Ook onze rechter aan het Europese Hof, Egbert Myjer, is niet zo te spreken over de niemendalletjes die zijn bureau bereiken. In NRC Handelsblad klaagde hij over de procederende Nederlander die meende dat hij recht had op een koninklijke onderscheiding. Nu lijkt dat inderdaad enorm gebeuzel.

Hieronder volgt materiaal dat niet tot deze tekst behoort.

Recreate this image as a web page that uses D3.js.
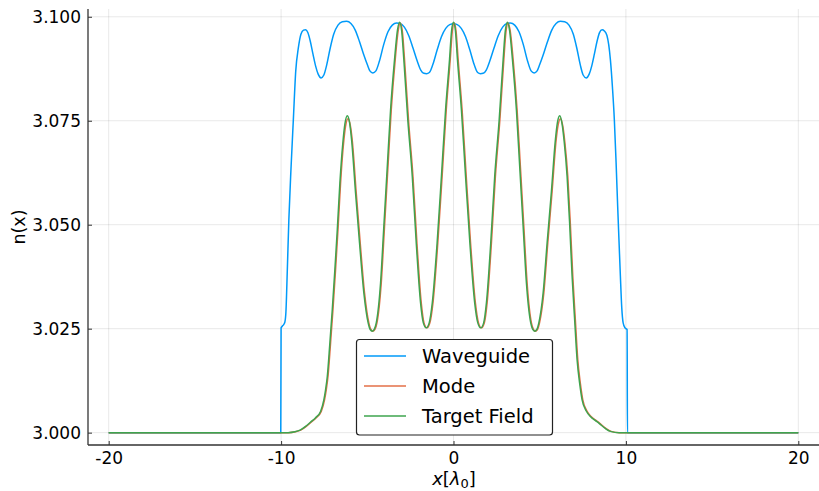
<!DOCTYPE html>
<html>
<head>
<meta charset="utf-8">
<script src="https://cdn.jsdelivr.net/npm/d3@7"></script>
<style>
  html, body { margin: 0; padding: 0; background: #fff; }
  svg { display: block; font-family: "DejaVu Sans", sans-serif; }
</style>
</head>
<body>
<svg id="chart" width="819" height="491"></svg>
<script>
// Refractive index profile of the waveguide, n(x), with x in units of λ0
const waveX = [
  -20, -10.02, -10.00, -9.93, -9.85, -9.78, -9.72, -9.64,
  -9.55, -9.42, -9.29, -9.15, -9.00, -8.85, -8.70, -8.58,
  -8.45, -8.30, -8.15, -8.00, -7.85, -7.68, -7.52, -7.35,
  -7.15, -6.95, -6.70, -6.45, -6.20, -5.95, -5.70, -5.45,
  -5.20, -5.00, -4.85, -4.68, -4.50, -4.30, -4.05, -3.80,
  -3.55, -3.30, -3.10, -2.85, -2.60, -2.35, -2.10, -1.90,
  -1.72, -1.57, -1.40, -1.20, -0.95, -0.70, -0.45, -0.22,
  0.00, 0.22, 0.45, 0.70, 0.95, 1.20, 1.40, 1.57,
  1.72, 1.90, 2.10, 2.35, 2.60, 2.85, 3.10, 3.30,
  3.55, 3.80, 4.05, 4.30, 4.50, 4.68, 4.85, 5.00,
  5.20, 5.45, 5.70, 5.95, 6.20, 6.45, 6.70, 6.95,
  7.15, 7.35, 7.52, 7.70, 7.87, 8.02, 8.17, 8.32,
  8.47, 8.62, 8.75, 8.90, 9.10, 9.22, 9.33, 9.43,
  9.53, 9.61, 9.68, 9.76, 9.84, 9.95, 10.07, 10.09,
  20
];
const waveN = [
  3.0000, 3.0000, 3.0252, 3.0256, 3.0260, 3.0266, 3.0290, 3.0390,
  3.0512, 3.0640, 3.0752, 3.0870, 3.0925, 3.0958, 3.0968, 3.0969,
  3.0962, 3.0940, 3.0910, 3.0882, 3.0862, 3.0853, 3.0860, 3.0885,
  3.0925, 3.0958, 3.0980, 3.0988, 3.0989, 3.0984, 3.0968, 3.0940,
  3.0908, 3.0885, 3.0870, 3.0865, 3.0870, 3.0893, 3.0933, 3.0964,
  3.0980, 3.0985, 3.0984, 3.0975, 3.0955, 3.0925, 3.0893, 3.0872,
  3.0864, 3.0863, 3.0866, 3.0885, 3.0920, 3.0952, 3.0972, 3.0981,
  3.0983, 3.0981, 3.0972, 3.0952, 3.0920, 3.0885, 3.0866, 3.0863,
  3.0864, 3.0872, 3.0893, 3.0925, 3.0955, 3.0975, 3.0984, 3.0985,
  3.0980, 3.0964, 3.0933, 3.0893, 3.0870, 3.0865, 3.0870, 3.0885,
  3.0908, 3.0940, 3.0968, 3.0984, 3.0989, 3.0988, 3.0980, 3.0958,
  3.0925, 3.0885, 3.0860, 3.0853, 3.0862, 3.0882, 3.0910, 3.0940,
  3.0962, 3.0969, 3.0966, 3.0955, 3.0897, 3.0830, 3.0752, 3.0650,
  3.0536, 3.0450, 3.0376, 3.0300, 3.0264, 3.0252, 3.0248, 3.0000,
  3.0000
];

// Computed mode profile
const modeX = [
  -20, -9.56, -9.16, -8.86, -8.54, -8.26, -7.96, -7.67,
  -7.48, -7.38, -7.28, -7.13, -6.99, -6.84, -6.70, -6.55,
  -6.38, -6.26, -6.12, -5.99, -5.87, -5.64, -5.41, -5.16,
  -4.91, -4.79, -4.67, -4.55, -4.44, -4.19, -4.00, -3.80,
  -3.61, -3.38, -3.21, -3.09, -2.97, -2.84, -2.61, -2.35,
  -2.12, -1.87, -1.71, -1.54, -1.37, -1.19, -0.91, -0.66,
  -0.42, -0.19, -0.07, 0.04, 0.15, 0.27, 0.50, 0.74,
  0.99, 1.27, 1.45, 1.62, 1.79, 1.95, 2.20, 2.43,
  2.69, 2.92, 3.05, 3.17, 3.29, 3.46, 3.69, 3.88,
  4.08, 4.27, 4.52, 4.63, 4.75, 4.87, 4.99, 5.24,
  5.47, 5.72, 5.95, 6.07, 6.20, 6.34, 6.46, 6.63,
  6.78, 6.92, 7.07, 7.21, 7.36, 7.50, 7.74, 7.98,
  8.24, 8.47, 8.84, 9.14, 9.64, 20
];
const modeN = [
  3.0000, 3.0000, 3.0002, 3.0006, 3.0015, 3.0025, 3.0036, 3.0051,
  3.0079, 3.0103, 3.0135, 3.0216, 3.0296, 3.0392, 3.0488, 3.0600,
  3.0694, 3.0737, 3.0755, 3.0740, 3.0702, 3.0576, 3.0456, 3.0336,
  3.0264, 3.0248, 3.0244, 3.0249, 3.0264, 3.0360, 3.0496, 3.0640,
  3.0776, 3.0897, 3.0966, 3.0985, 3.0966, 3.0897, 3.0752, 3.0616,
  3.0456, 3.0312, 3.0264, 3.0252, 3.0264, 3.0312, 3.0456, 3.0616,
  3.0776, 3.0897, 3.0965, 3.0985, 3.0965, 3.0897, 3.0776, 3.0616,
  3.0456, 3.0312, 3.0264, 3.0252, 3.0264, 3.0312, 3.0456, 3.0616,
  3.0752, 3.0897, 3.0966, 3.0985, 3.0966, 3.0897, 3.0776, 3.0640,
  3.0496, 3.0360, 3.0264, 3.0249, 3.0244, 3.0248, 3.0264, 3.0336,
  3.0456, 3.0580, 3.0702, 3.0740, 3.0755, 3.0737, 3.0698, 3.0616,
  3.0500, 3.0376, 3.0270, 3.0175, 3.0118, 3.0079, 3.0052, 3.0039,
  3.0030, 3.0023, 3.0010, 3.0003, 3.0000, 3.0000
];

// Target field profile
const targetX = [
  -20, -9.60, -9.20, -8.90, -8.58, -8.30, -8.00, -7.71,
  -7.52, -7.42, -7.32, -7.17, -7.03, -6.88, -6.74, -6.59,
  -6.42, -6.30, -6.16, -6.03, -5.91, -5.68, -5.45, -5.20,
  -4.95, -4.83, -4.71, -4.59, -4.48, -4.23, -4.04, -3.84,
  -3.65, -3.42, -3.25, -3.13, -3.01, -2.88, -2.65, -2.39,
  -2.16, -1.91, -1.75, -1.58, -1.41, -1.23, -0.95, -0.70,
  -0.46, -0.23, -0.11, 0.00, 0.11, 0.23, 0.46, 0.70,
  0.95, 1.23, 1.41, 1.58, 1.75, 1.91, 2.16, 2.39,
  2.65, 2.88, 3.01, 3.13, 3.25, 3.42, 3.65, 3.84,
  4.04, 4.23, 4.48, 4.59, 4.71, 4.83, 4.95, 5.20,
  5.43, 5.68, 5.91, 6.03, 6.16, 6.30, 6.42, 6.59,
  6.74, 6.88, 7.03, 7.17, 7.32, 7.46, 7.70, 7.94,
  8.20, 8.43, 8.80, 9.10, 9.60, 20
];
const targetN = [
  3.0000, 3.0000, 3.0002, 3.0006, 3.0015, 3.0025, 3.0036, 3.0051,
  3.0079, 3.0103, 3.0135, 3.0216, 3.0296, 3.0392, 3.0488, 3.0600,
  3.0696, 3.0742, 3.0762, 3.0746, 3.0704, 3.0576, 3.0456, 3.0336,
  3.0264, 3.0248, 3.0244, 3.0249, 3.0264, 3.0360, 3.0496, 3.0640,
  3.0776, 3.0897, 3.0968, 3.0987, 3.0968, 3.0897, 3.0752, 3.0616,
  3.0456, 3.0312, 3.0264, 3.0252, 3.0264, 3.0312, 3.0456, 3.0616,
  3.0776, 3.0897, 3.0967, 3.0987, 3.0967, 3.0897, 3.0776, 3.0616,
  3.0456, 3.0312, 3.0264, 3.0252, 3.0264, 3.0312, 3.0456, 3.0616,
  3.0752, 3.0897, 3.0968, 3.0987, 3.0968, 3.0897, 3.0776, 3.0640,
  3.0496, 3.0360, 3.0264, 3.0249, 3.0244, 3.0248, 3.0264, 3.0336,
  3.0456, 3.0580, 3.0704, 3.0746, 3.0762, 3.0742, 3.0700, 3.0616,
  3.0500, 3.0376, 3.0270, 3.0175, 3.0118, 3.0079, 3.0052, 3.0039,
  3.0030, 3.0023, 3.0010, 3.0003, 3.0000, 3.0000
];

const seriesNames = ["Waveguide", "Mode", "Target Field"];
const seriesColors = ["#009af9", "#e36f47", "#3ea44e"];

const xTicks = [-20, -10, 0, 10, 20];
const xTickLabels = ["-20", "-10", "0", "10", "20"];
const yTicks = [3.000, 3.025, 3.050, 3.075, 3.100];
const yTickLabels = ["3.000", "3.025", "3.050", "3.075", "3.100"];

const svg = d3.select("#chart");
const plotLeft = 88, plotRight = 819, plotTop = 9, plotBottom = 445;

const x = d3.scaleLinear().domain([-21.2, 21.2]).range([plotLeft, plotRight]);
const y = d3.scaleLinear().domain([2.99703, 3.10187]).range([plotBottom, plotTop]);

// grid
const grid = svg.append("g").attr("stroke", "#000").attr("stroke-opacity", 0.09).attr("stroke-width", 1);
grid.selectAll("line.gx").data(xTicks).join("line")
  .attr("x1", d => x(d)).attr("x2", d => x(d)).attr("y1", plotTop).attr("y2", plotBottom);
grid.selectAll("line.gy").data(yTicks).join("line")
  .attr("x1", plotLeft).attr("x2", plotRight).attr("y1", d => y(d)).attr("y2", d => y(d));

// curves
const zip = (xs, ys) => xs.map((v, i) => [v, ys[i]]);
const series = [zip(waveX, waveN), zip(modeX, modeN), zip(targetX, targetN)];
const line = d3.line().x(d => x(d[0])).y(d => y(d[1])).curve(d3.curveMonotoneX);
const plot = svg.append("g");
series.forEach((s, i) => {
  plot.append("path").datum(s)
    .attr("fill", "none")
    .attr("stroke", seriesColors[i])
    .attr("stroke-width", 1.5)
    .attr("stroke-linejoin", "round")
    .attr("d", line);
});

// axes
const xAxis = d3.axisBottom(x).tickValues(xTicks).tickFormat((d, i) => xTickLabels[i])
  .tickSizeInner(-4).tickSizeOuter(0).tickPadding(7);
const yAxis = d3.axisLeft(y).tickValues(yTicks).tickFormat((d, i) => yTickLabels[i])
  .tickSizeInner(-4).tickSizeOuter(0).tickPadding(7);

const gx = svg.append("g").attr("transform", `translate(0,${plotBottom})`).call(xAxis);
const gy = svg.append("g").attr("transform", `translate(${plotLeft},0)`).call(yAxis);
[gx, gy].forEach(g => {
  g.select(".domain").attr("stroke", "#333").attr("stroke-width", 1.3);
  g.selectAll(".tick line").attr("stroke", "#333").attr("stroke-width", 1);
  g.selectAll(".tick text").attr("fill", "#000")
    .style("font-family", "'DejaVu Sans', sans-serif").style("font-size", "17px");
});
gx.select(".domain").attr("d", `M${plotLeft},0H${plotRight}`);
gy.select(".domain").attr("d", `M0,${plotTop}V${plotBottom}`);

// axis titles
const xt = svg.append("text")
  .attr("x", (plotLeft + plotRight) / 2 + 0.5).attr("y", 485)
  .attr("text-anchor", "middle")
  .style("font-size", "18px").attr("fill", "#000");
xt.append("tspan").style("font-style", "italic").text("x");
xt.append("tspan").text("[");
xt.append("tspan").style("font-style", "italic").text("λ");
xt.append("tspan").attr("font-size", "13px").attr("dy", 3).text("0");
xt.append("tspan").attr("dy", -3).text("]");

svg.append("text")
  .attr("transform", "translate(25,227) rotate(-90)")
  .attr("text-anchor", "middle")
  .style("font-size", "17.5px").attr("fill", "#000")
  .text("n(x)");

// legend
const lg = svg.append("g");
lg.append("rect")
  .attr("x", 356.5).attr("y", 339.5).attr("width", 196).attr("height", 95.5)
  .attr("rx", 3).attr("fill", "#fff").attr("stroke", "#222").attr("stroke-width", 1.2);
seriesNames.forEach((name, i) => {
  const cy = 356 + i * 30;
  lg.append("line").attr("x1", 364).attr("x2", 406).attr("y1", cy).attr("y2", cy)
    .attr("stroke", seriesColors[i]).attr("stroke-width", 1.5);
  lg.append("text").attr("x", 422).attr("y", cy).attr("dy", "0.36em")
    .style("font-size", "19.5px").attr("fill", "#000").text(name);
});
</script>
</body>
</html>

Maar sinds we, zie de Volkskrant van 1 juni jl., weten dat voormalig Bouwfonds-topman Cees H. – verdachte in de vastgoedfraude – met veel moeite en voor veel geld zo´n lintje had gekocht via een ambtelijke kabinetschef belast met protocollaire zaken, begin ik al anders te denken over deze kwestie.
We komen hier bij de kern; het paradigma van de flutzaak. Als er iemand is die groot belang hecht aan een zaak, is het dan nog wel een flutzaak? De voorbeelden liggen voor het oprapen. Het wel of niet opstaan bij binnenkomst van een rechter werd een uiterst belangrijke neuzelzaak. De hele praktijk van het intellectueel eigendomsrecht bestaat bij de gratie van geclaimde exclusieve futiliteiten. Het bestuursrecht idem dito. De kleur van de dakpan van de overburen kan tot schuimbekkende taferelen bij de Raad van State leiden. Het succes van de Rijdende Rechter drijft op blaffende-tekkels-in-de-achtertuin-zaken.

Kortom, niet elke flutzaak is een flutzaak.